[Tutor] why can you swap an immutable tuple?

Dave Angel davea at davea.name
Sat May 25 22:52:04 CEST 2013


On 05/25/2013 02:56 PM, Jim Mooney wrote:
> I thought tuples were immutable but it seems you can swap them, so I'm
> confused:
>

The anonymous tuple object is immutable, but you just build one 
temporarily, extract both items from it, and destroy it.

> a,b = 5,8
>

The a,b on the left hand side is a tuple-unpacking-syntax, where it 
takes whatever tuple (or list, or whatever else supports the protocol), 
and extracts the elements in order.  a,b are not tied together in any sense.

> print a  # result 5
>
> a,b = b,a
>

Here you build another anonymous tuple that happens to be in the reverse 
order as the earlier one.  Then you unpack it into two arbitrary 
variables, that only happen to be the same ones as you used before, and 
only happens to be the same ones as used on the right side.
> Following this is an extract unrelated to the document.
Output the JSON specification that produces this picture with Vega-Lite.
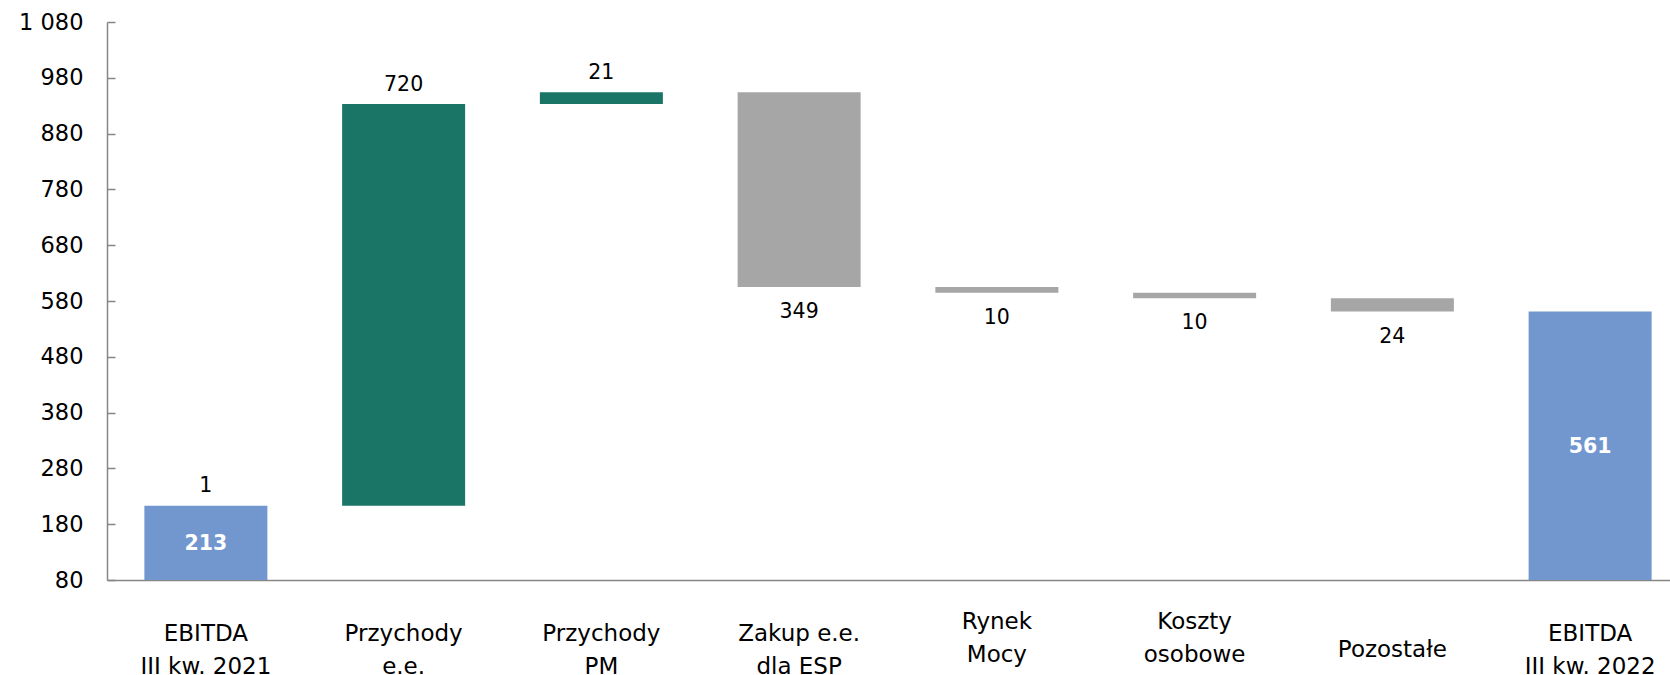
{
  "$schema": "https://vega.github.io/schema/vega-lite/v6.json",
  "autosize": {"type": "none"},
  "padding": {"left": 107, "top": 22, "right": 0, "bottom": 95},
  "width": 1582,
  "height": 558,
  "background": "white",
  "config": {
    "view": {"stroke": null},
    "font": "DejaVu Sans",
    "text": {"font": "DejaVu Sans", "fontSize": 20.5}
  },
  "data": {
    "values": [
      {"cat": "EBITDA|III kw. 2021", "start": 80, "end": 213, "kind": "total", "above": "1", "below": "", "inside": "213"},
      {"cat": "Przychody|e.e.", "start": 213, "end": 933, "kind": "increase", "above": "720", "below": "", "inside": ""},
      {"cat": "Przychody|PM", "start": 933, "end": 954, "kind": "increase", "above": "21", "below": "", "inside": ""},
      {"cat": "Zakup e.e.|dla ESP", "start": 954, "end": 605, "kind": "decrease", "above": "", "below": "349", "inside": ""},
      {"cat": "Rynek|Mocy", "start": 605, "end": 595, "kind": "decrease", "above": "", "below": "10", "inside": ""},
      {"cat": "Koszty|osobowe", "start": 595, "end": 585, "kind": "decrease", "above": "", "below": "10", "inside": ""},
      {"cat": "Pozostałe", "start": 585, "end": 561, "kind": "decrease", "above": "", "below": "24", "inside": ""},
      {"cat": "EBITDA|III kw. 2022", "start": 80, "end": 561, "kind": "total", "above": "", "below": "", "inside": "561"}
    ]
  },
  "encoding": {
    "x": {
      "field": "cat",
      "type": "nominal",
      "sort": null,
      "scale": {"paddingInner": 0.378, "paddingOuter": 0.189},
      "axis": {
        "title": null,
        "labelAngle": 0,
        "labelExpr": "split(datum.label, '|')",
        "labelFontSize": 23,
        "labelFont": "DejaVu Sans",
        "labelColor": "#000000",
        "labelLineHeight": 33,
        "labelBaseline": {
          "condition": [
            {"test": "indexof(datum.value, '|') < 0", "value": "line-top"},
            {"test": "datum.value == 'Rynek|Mocy' || datum.value == 'Koszty|osobowe'", "value": "bottom"}
          ],
          "value": "middle"
        },
        "labelPadding": 53,
        "ticks": false,
        "domainColor": "#868686",
        "domainWidth": 1.5,
        "labelLimit": 300
      }
    }
  },
  "layer": [
    {
      "mark": {"type": "bar"},
      "encoding": {
        "y": {
          "field": "start",
          "type": "quantitative",
          "scale": {"domain": [80, 1080], "nice": false, "zero": false},
          "axis": {
            "title": null,
            "values": [80, 180, 280, 380, 480, 580, 680, 780, 880, 980, 1080],
            "labelExpr": "replace(format(datum.value, ','), ',', ' ')",
            "labelFontSize": 22.5,
            "labelFont": "DejaVu Sans",
            "labelColor": "#000000",
            "labelPadding": 32,
            "tickSize": -8,
            "tickColor": "#868686",
            "tickWidth": 1.5,
            "domainColor": "#868686",
            "domainWidth": 1.5,
            "grid": false
          }
        },
        "y2": {"field": "end"},
        "color": {
          "field": "kind",
          "type": "nominal",
          "scale": {"domain": ["total", "increase", "decrease"], "range": ["#7297CE", "#1B7566", "#A6A6A6"]},
          "legend": null
        }
      }
    },
    {
      "transform": [{"filter": "datum.above != ''"}],
      "mark": {"type": "text", "baseline": "middle", "dy": -19.5, "color": "#000000"},
      "encoding": {
        "y": {"field": "end", "type": "quantitative"},
        "text": {"field": "above"}
      }
    },
    {
      "transform": [{"filter": "datum.below != ''"}],
      "mark": {"type": "text", "baseline": "middle", "dy": 25, "color": "#000000"},
      "encoding": {
        "y": {"field": "end", "type": "quantitative"},
        "text": {"field": "below"}
      }
    },
    {
      "transform": [
        {"filter": "datum.inside != ''"},
        {"fold": ["start", "end"], "as": ["edge", "value"]}
      ],
      "mark": {"type": "text", "baseline": "middle", "dy": 1, "color": "#FFFFFF", "fontWeight": "bold"},
      "encoding": {
        "y": {"aggregate": "mean", "field": "value", "type": "quantitative"},
        "text": {"field": "inside"}
      }
    }
  ]
}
> print a  # result 8, so they swapped
>
> # but if I test the type of a,b I get a tuple
>
> testit = a,b
> print type(testit)  #comes out as a tuple

Now you're building yet another tuple, and actually binding a name to 
it.  So it won't go away at the end of the statement.

>
> print testit, # result is (8,5)
>
> # So how am I swapping elements of a tuple when a tuple is immutable?
>
> #t rying so change a tuple since I just did it
>
> testit[1] = 14  #program crashes - *TypeError: 'tuple' object does not
> support item assignment *so the tuple I just changed is indeed immutable
>

This time you ARE trying to change a tuple, for the first time.